Many would be shocked to know an average of 3,500 people in Illinois die each year from the flu and related complications.
Health officials on Friday reminded residents to take precautions. Cook County Public Health Officials said this season’s strain is spreading earlier, and is more severe.
“This season we are seeing significant illnesses, [and] we’ve got patients that have required the intensive care unit care within Stroger Hospital because of cases of influenza this year,” said Dr. Jay Shannon.
So far this season, Cook County Health & Hospitals System alone has confirmed 149 cases, compared to 210 for the entire season last year.

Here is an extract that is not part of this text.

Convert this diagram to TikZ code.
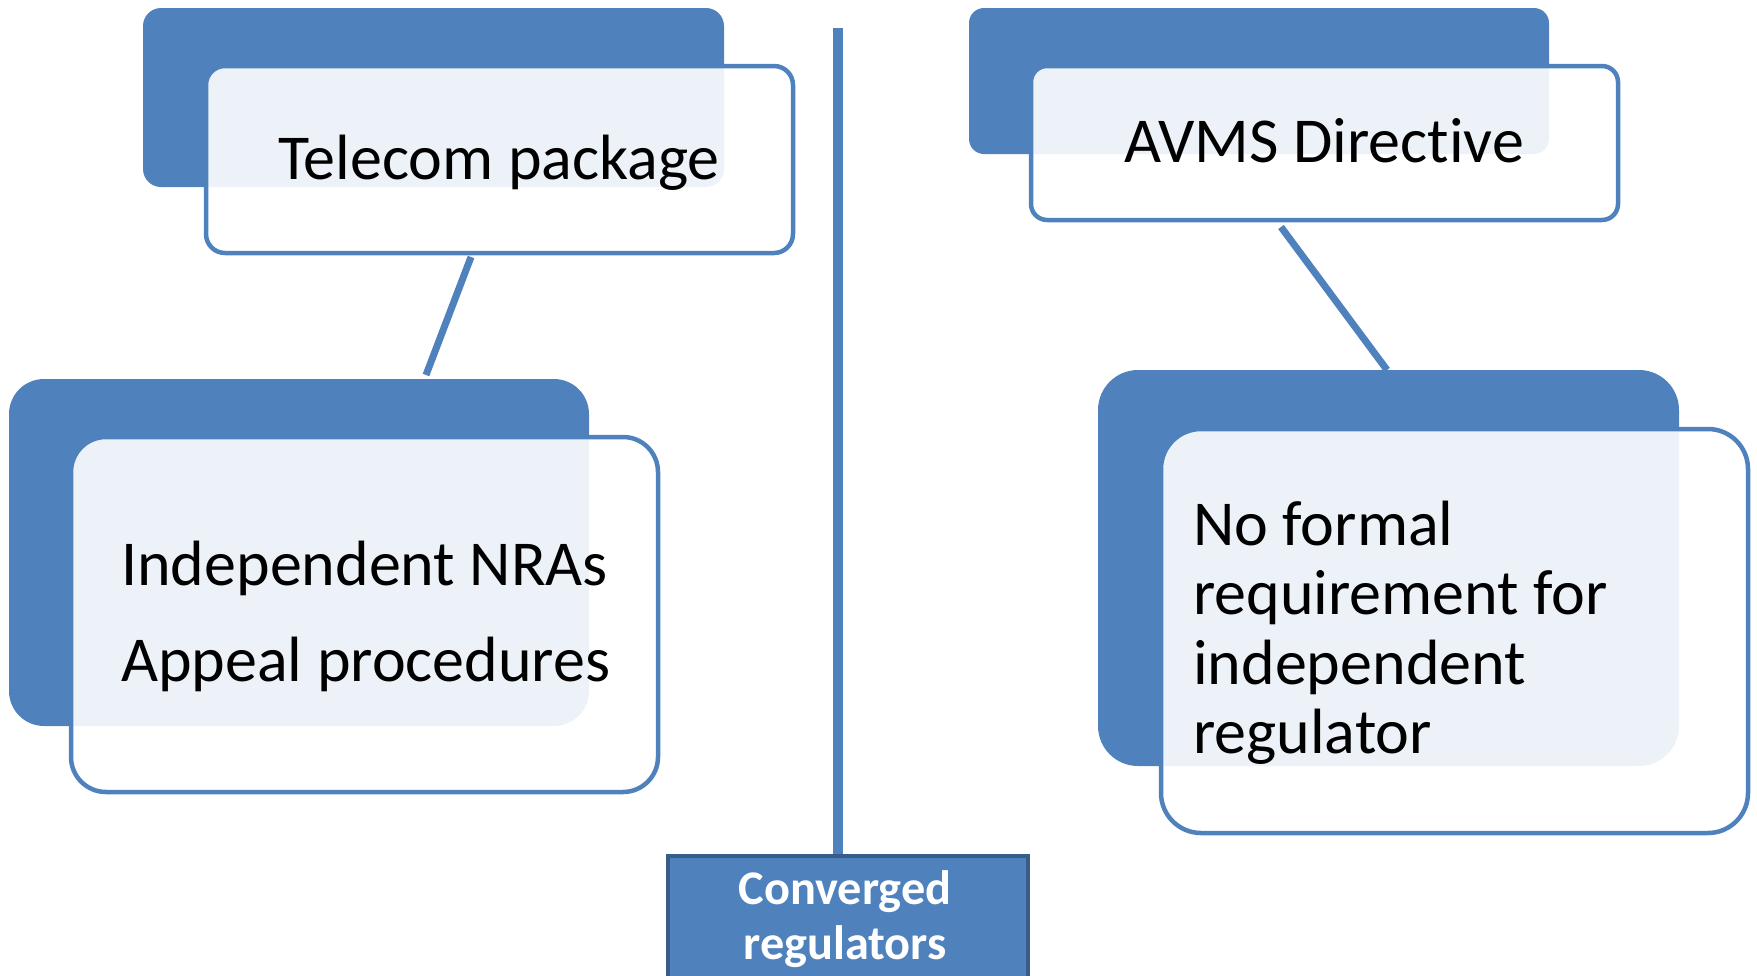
\documentclass[tikz,border=0pt]{standalone}
\usepackage{fontspec}
\setmainfont{Carlito}[Ligatures=NoCommon]
\usetikzlibrary{calc}
\definecolor{blueA}{HTML}{4F81BD}
\definecolor{blueB}{HTML}{385D8A}
\begin{document}
\begin{tikzpicture}[x=1pt,y=-1pt,
  back/.style={fill=blueA, rounded corners=#1, inner sep=0pt, outer sep=0pt, anchor=north west},
  front/.style={draw=blueA, line width=4.5pt, fill=white, fill opacity=0.9, rounded corners=#1, inner sep=0pt, outer sep=0pt, anchor=north west},
  conn/.style={draw=blueA, line width=7pt},
  bigtext/.style={font=\fontsize{64}{70}\selectfont, inner sep=0pt, anchor=base west, text=black},
  convtext/.style={font=\bfseries\fontsize{48.3}{55}\selectfont, inner sep=0pt, anchor=base, text=white},
]
\useasboundingbox (0,0) rectangle (1757,975);
\clip (0,0) rectangle (1757,975);

% vertical divider and converged box
\node[fill=blueA, draw=blueB, line width=4pt, anchor=north west, inner sep=0pt,
      minimum width=360pt, minimum height=170pt] (conv) at (666,854) {};
\coordinate (vtop) at (838,28);
\draw[draw=blueA, line width=10pt] (vtop) -- (vtop |- conv.north);
\node[convtext] (c1) at (845,904) {Converged};
\node[convtext] (c2) at (845,959) {regulators};

% Telecom package
\node[back=18pt, minimum width=581pt, minimum height=179pt] (tb) at (143,8) {};
\node[front=19pt, minimum width=587pt, minimum height=187pt] (tf) at (206,66) {};
\node[bigtext, anchor=base] (t1) at (499,179) {Telecom package};

% Independent NRAs
\node[back=35pt, minimum width=580pt, minimum height=347pt] (ib) at (9,379) {};
\node[front=35pt, minimum width=587pt, minimum height=355pt] (if) at (71,437) {};
\node[bigtext] (i1) at (121,585) {Independent NRAs};
\node[bigtext] (i2) at (121,681) {Appeal procedures};

\draw[conn] ($(tf.south west)+(265,4)$) -- ($(ib.north west)+(417,-4)$);

% AVMS Directive
\node[back=15pt, minimum width=580pt, minimum height=146pt] (ab) at (969,8) {};
\node[front=16pt, minimum width=587pt, minimum height=154pt] (af) at (1031,66) {};
\node[bigtext, anchor=base] (a1) at (1324,162) {AVMS Directive};

% No formal requirement
\node[back=40pt, minimum width=581pt, minimum height=396pt] (nb) at (1098,370) {};
\node[front=40pt, minimum width=587pt, minimum height=404pt] (nf) at (1161,429) {};
\node[bigtext] (n1) at (1193,545) {No formal};
\node[bigtext] (n2) at (1193,614) {requirement for};
\node[bigtext] (n3) at (1193,684) {independent};
\node[bigtext] (n4) at (1193,753) {regulator};

\draw[conn] ($(af.south west)+(250,7)$) -- ($(nb.north west)+(289,0)$);
\end{tikzpicture}
\end{document}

It’s estimated about 1,500 people have tested positive for the flu in the Chicago area.
The Chicago Fire Department put five more ambulances on the street to combat the flu outbreak that has flooded emergency rooms.
At Stroger and Provident hospitals, visitors are being screened for flu symptoms.
“They will be given a mask and tissue and they will not be allowed to visit,” Dr. Sharon Welbel said.
Influenza, which is the H3N2 virus, is predominant this season. In the past, the flu vaccine has not been as effective against that strain, but health officials still recommend getting the vaccine.
"There's also Influenza B and another strain of Influenza A, so it does work better on those strains and it's more likely if a person gets vaccinated they will have a milder case of the flu," Welbel said.
Babies over 6 months old, those over 65 years old and the chronically ill are especially susceptible.
Maddie Brooke said her doctor confirmed today she has the flu.
“I'm achy all over, I've got a cough. I just feel like somebody’s run me over," she said.
And she's staying home. That's what doctors recommend as hospitals in the Chicago area are seeing a spike in flu cases.
At 6 months pregnant, Brooke knows time and rest will be her best medicines.
"That’s really all I can do is hope and pray that it works itself out," she said.
Doctors also recommended following the three Cs to prevent the spread of flu: clean, cover and contain. That means frequently cleaning your hands, covering your nose and mouth when you sneeze or cough, and contain the flu by staying home if you’re sick.